Written By ESR News Blog Editor Thomas Ahearn
A class action lawsuit filed against the Washington Metropolitan Area Transit Authority (WMATA) claims that WMATA’s criminal background check policy violates the civil rights of African Americans, according to a report by The Washington Post.
The Post reports the class action lawsuit – filed on behalf of nine African American men – alleges WMATA’s background check policy is “overly broad, unjustifiably rigid and unduly harsh” and disproportionately bars qualified African American workers from WMATA jobs.
The class action lawsuit claims WMATA’s background check policy “disqualifies many job applicants and employees based on criminal history that is not related to the job at issue or occurred so long ago — in some cases, 20 or 30 years in the past — that it is irrelevant to any fair determination of employee honesty, reliability or safety.”
The Post reports that the nine plaintiffs claim they were fired from jobs or denied employment with WMATA after a criminal background check. While most plaintiffs had prior convictions for nonviolent felonies, some were found guilty of assault or robbery.
A copy of the class action lawsuit against WMATA – which also names contractors Diamond Transportation, Executive Personnel Services and First Transit as co-defendants – is available on the Washington Post website at http://apps.washingtonpost.com/g/documents/local/class-action-suit-against-wmata/1163/.
The criminal background check policies of U.S. employers have come under greater scrutiny in recent years.
In April 2012, the U.S. Equal Employment Opportunity Commission (EEOC), the agency enforcing federal laws prohibiting employment discrimination, approved updated Enforcement Guidance on the Consideration of Arrest and Conviction Records in Employment Decisions Under Title VII of the Civil Rights Act of 1964.
In March 2014, the EEOC and the Federal Trade Commission (FTC) released a joint publication titled Background Checks: What Employers Need to Know (PDF) to explain how compliance with the Fair Credit Reporting Act (FCRA) and anti-discrimination laws intersect when employers use employment background checks.

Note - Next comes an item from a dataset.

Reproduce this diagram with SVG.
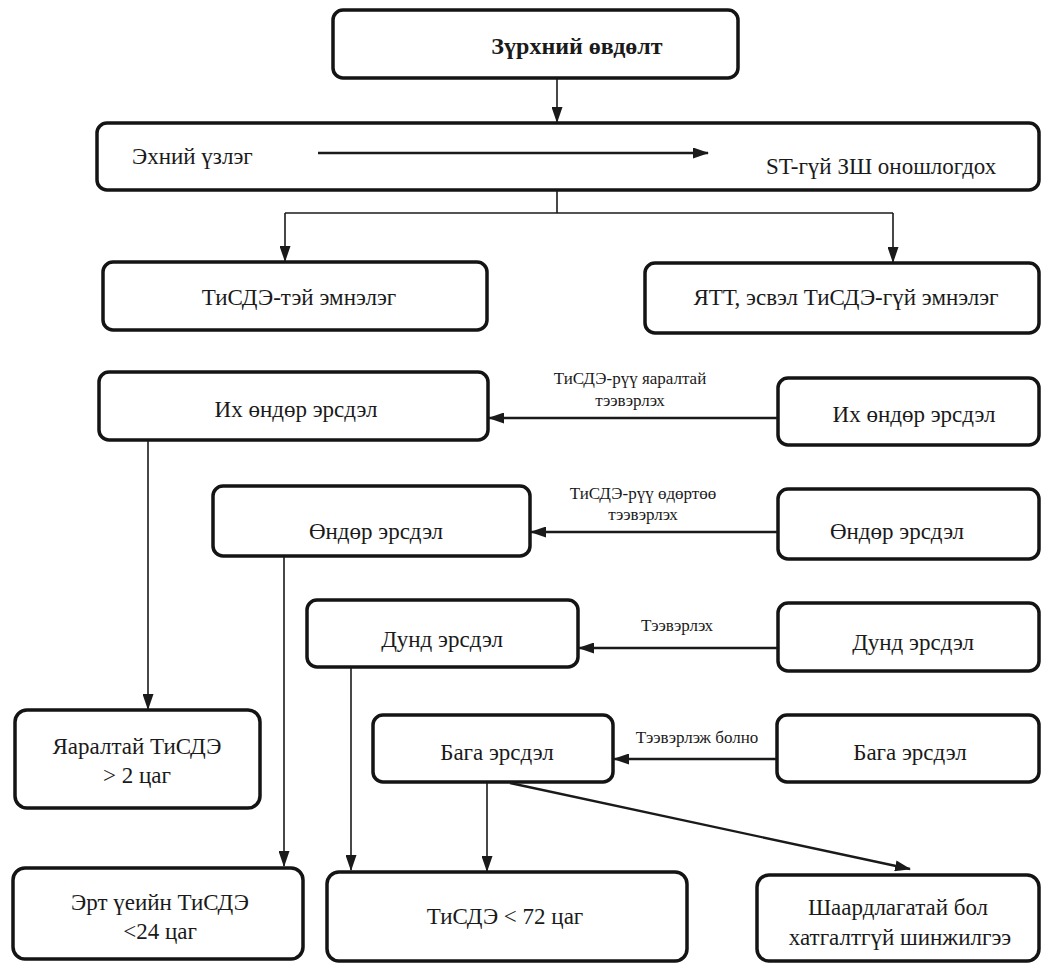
<svg xmlns="http://www.w3.org/2000/svg" width="1043" height="966" viewBox="0 0 1043 966">
  <defs>
    <marker id="arrow" viewBox="0 0 16 11" refX="15" refY="5.5" markerWidth="16" markerHeight="11" markerUnits="userSpaceOnUse" orient="auto">
      <path d="M0,0 L16,5.5 L0,11 Z" fill="#1a1a1a"/>
    </marker>
  </defs>
  <style>
    .box { fill: #ffffff; stroke: #141414; stroke-width: 3.5; }
    .t { font-family: "Liberation Serif", "Times New Roman", serif; font-size: 23px; fill: #1a1a1a; text-anchor: middle; }
    .ts { text-anchor: start; }
    .title { font-weight: bold; font-size: 24px; }
    .lbl { font-family: "Liberation Serif", "Times New Roman", serif; font-size: 17px; fill: #1a1a1a; text-anchor: middle; }
    .c { fill: none; stroke: #1a1a1a; stroke-width: 2.4; }
    .v { fill: none; stroke: #1a1a1a; stroke-width: 1.6; }
  </style>
  <rect width="1043" height="966" fill="#ffffff"/>

  <!-- nodes -->
  <g id="n-pain">
    <rect class="box" x="333" y="10" width="405" height="68" rx="10"/>
    <text class="t title" x="577" y="54">Зүрхний өвдөлт</text>
  </g>
  <g id="n-exam">
    <rect class="box" x="97" y="123" width="942" height="67" rx="10"/>
    <text class="t ts" x="132" y="164">Эхний үзлэг</text>
    <text class="t ts" x="766" y="174">ST-гүй ЗШ оношлогдох</text>
  </g>
  <g id="n-pci-hospital">
    <rect class="box" x="103" y="262" width="384" height="68" rx="10"/>
    <text class="t" x="299" y="305">ТиСДЭ-тэй эмнэлэг</text>
  </g>
  <g id="n-nonpci-hospital">
    <rect class="box" x="645" y="263" width="394" height="70" rx="10"/>
    <text class="t" x="846" y="305">ЯТТ, эсвэл ТиСДЭ-гүй эмнэлэг</text>
  </g>
  <g id="n-veryhigh-left">
    <rect class="box" x="99" y="372" width="389" height="68" rx="10"/>
    <text class="t" x="296" y="417">Их өндөр эрсдэл</text>
  </g>
  <g id="n-veryhigh-right">
    <rect class="box" x="778" y="378" width="261" height="67" rx="10"/>
    <text class="t" x="914" y="422">Их өндөр эрсдэл</text>
  </g>
  <g id="n-high-left">
    <rect class="box" x="213" y="486" width="317" height="70" rx="10"/>
    <text class="t" x="376" y="539">Өндөр эрсдэл</text>
  </g>
  <g id="n-high-right">
    <rect class="box" x="778" y="489" width="261" height="70" rx="10"/>
    <text class="t" x="897" y="539">Өндөр эрсдэл</text>
  </g>
  <g id="n-mid-left">
    <rect class="box" x="307" y="600" width="271" height="67" rx="10"/>
    <text class="t" x="442" y="647">Дунд эрсдэл</text>
  </g>
  <g id="n-mid-right">
    <rect class="box" x="778" y="603" width="261" height="68" rx="10"/>
    <text class="t" x="913" y="650">Дунд эрсдэл</text>
  </g>
  <g id="n-low-left">
    <rect class="box" x="373" y="715" width="240" height="67" rx="10"/>
    <text class="t" x="497" y="760">Бага эрсдэл</text>
  </g>
  <g id="n-low-right">
    <rect class="box" x="777" y="715" width="262" height="67" rx="10"/>
    <text class="t" x="910" y="760">Бага эрсдэл</text>
  </g>
  <g id="n-urgent">
    <rect class="box" x="15" y="710" width="245" height="98" rx="12"/>
    <text class="t" x="137" y="754">Яаралтай ТиСДЭ</text>
    <text class="t" x="137" y="783">&gt; 2 цаг</text>
  </g>
  <g id="n-early">
    <rect class="box" x="13" y="868" width="290" height="91" rx="12"/>
    <text class="t" x="160" y="910">Эрт үеийн ТиСДЭ</text>
    <text class="t" x="160" y="939">&lt;24 цаг</text>
  </g>
  <g id="n-72h">
    <rect class="box" x="327" y="872" width="360" height="89" rx="12"/>
    <text class="t" x="505" y="924">ТиСДЭ &lt; 72 цаг</text>
  </g>
  <g id="n-noninvasive">
    <rect class="box" x="757" y="875" width="282" height="86" rx="12"/>
    <text class="t" x="898" y="915">Шаардлагатай бол</text>
    <text class="t" x="900" y="945">хатгалтгүй шинжилгээ</text>
  </g>

  <!-- connectors (drawn over the boxes so the in-box arrow stays visible) -->
  <g id="connectors">
    <line class="v" x1="557" y1="79" x2="557" y2="122" marker-end="url(#arrow)"/>
    <line class="c" x1="318" y1="153" x2="708" y2="153" marker-end="url(#arrow)"/>
    <polyline class="v" points="557,191 557,213"/>
    <polyline class="v" points="285,213 893,213"/>
    <line class="v" x1="285" y1="213" x2="285" y2="261" marker-end="url(#arrow)"/>
    <line class="v" x1="893" y1="213" x2="893" y2="262" marker-end="url(#arrow)"/>
    <line class="c" x1="777" y1="418" x2="489" y2="418" marker-end="url(#arrow)"/>
    <line class="c" x1="777" y1="532" x2="531" y2="532" marker-end="url(#arrow)"/>
    <line class="c" x1="777" y1="648" x2="579" y2="648" marker-end="url(#arrow)"/>
    <line class="c" x1="776" y1="759" x2="614" y2="759" marker-end="url(#arrow)"/>
    <line class="v" x1="148" y1="441" x2="148" y2="709" marker-end="url(#arrow)"/>
    <line class="v" x1="284" y1="557" x2="284" y2="866" marker-end="url(#arrow)"/>
    <line class="v" x1="351" y1="668" x2="351" y2="870" marker-end="url(#arrow)"/>
    <line class="v" x1="487" y1="783" x2="487" y2="871" marker-end="url(#arrow)"/>
    <line class="c" x1="510" y1="783" x2="910" y2="869" marker-end="url(#arrow)"/>
    <text class="lbl" x="630" y="384">ТиСДЭ-рүү яаралтай</text>
    <text class="lbl" x="630" y="406">тээвэрлэх</text>
    <text class="lbl" x="643" y="499">ТиСДЭ-рүү өдөртөө</text>
    <text class="lbl" x="643" y="520">тээвэрлэх</text>
    <text class="lbl" x="677" y="631">Тээвэрлэх</text>
    <text class="lbl" x="697" y="743">Тээвэрлэж болно</text>
  </g>
</svg>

In addition, the Ban the Box Movement – named for the box on job applications that applicants check if they have criminal records – is spreading across the United States. According to a Ban the Box Resource Guide from the National Employment Law Project (NELP), nearly 70 cities and counties as well as several states in the U.S. have adopted legislation to remove the question about criminal records from initial job applications and delay the inquiry until later in the hiring process.